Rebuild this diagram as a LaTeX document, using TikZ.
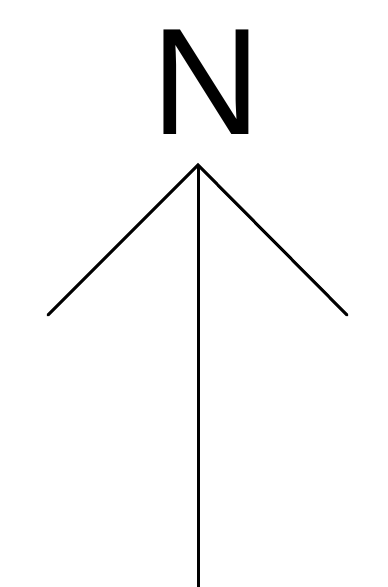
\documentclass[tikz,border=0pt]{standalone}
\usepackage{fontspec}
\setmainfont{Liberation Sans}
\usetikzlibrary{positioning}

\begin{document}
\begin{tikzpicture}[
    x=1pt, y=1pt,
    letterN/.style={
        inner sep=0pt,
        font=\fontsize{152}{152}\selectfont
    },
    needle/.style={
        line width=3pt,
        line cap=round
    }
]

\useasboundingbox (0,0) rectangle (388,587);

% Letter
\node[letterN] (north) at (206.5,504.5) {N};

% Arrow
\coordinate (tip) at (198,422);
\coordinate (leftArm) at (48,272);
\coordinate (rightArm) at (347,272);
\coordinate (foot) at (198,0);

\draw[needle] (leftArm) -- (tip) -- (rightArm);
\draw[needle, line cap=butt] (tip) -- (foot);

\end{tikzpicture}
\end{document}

:: Brief ::
Every line of the data above should be quoted exactly. Omit the pictures.

:: Complete output ::
Rebuild this diagram as a LaTeX document, using TikZ.
\documentclass[tikz,border=0pt]{standalone}
\usepackage{fontspec}
\setmainfont{Liberation Sans}
\usetikzlibrary{positioning}

\begin{document}
\begin{tikzpicture}[
    x=1pt, y=1pt,
    letterN/.style={
        inner sep=0pt,
        font=\fontsize{152}{152}\selectfont
    },
    needle/.style={
        line width=3pt,
        line cap=round
    }
]

\useasboundingbox (0,0) rectangle (388,587);

% Letter
\node[letterN] (north) at (206.5,504.5) {N};

% Arrow
\coordinate (tip) at (198,422);
\coordinate (leftArm) at (48,272);
\coordinate (rightArm) at (347,272);
\coordinate (foot) at (198,0);

\draw[needle] (leftArm) -- (tip) -- (rightArm);
\draw[needle, line cap=butt] (tip) -- (foot);

\end{tikzpicture}
\end{document}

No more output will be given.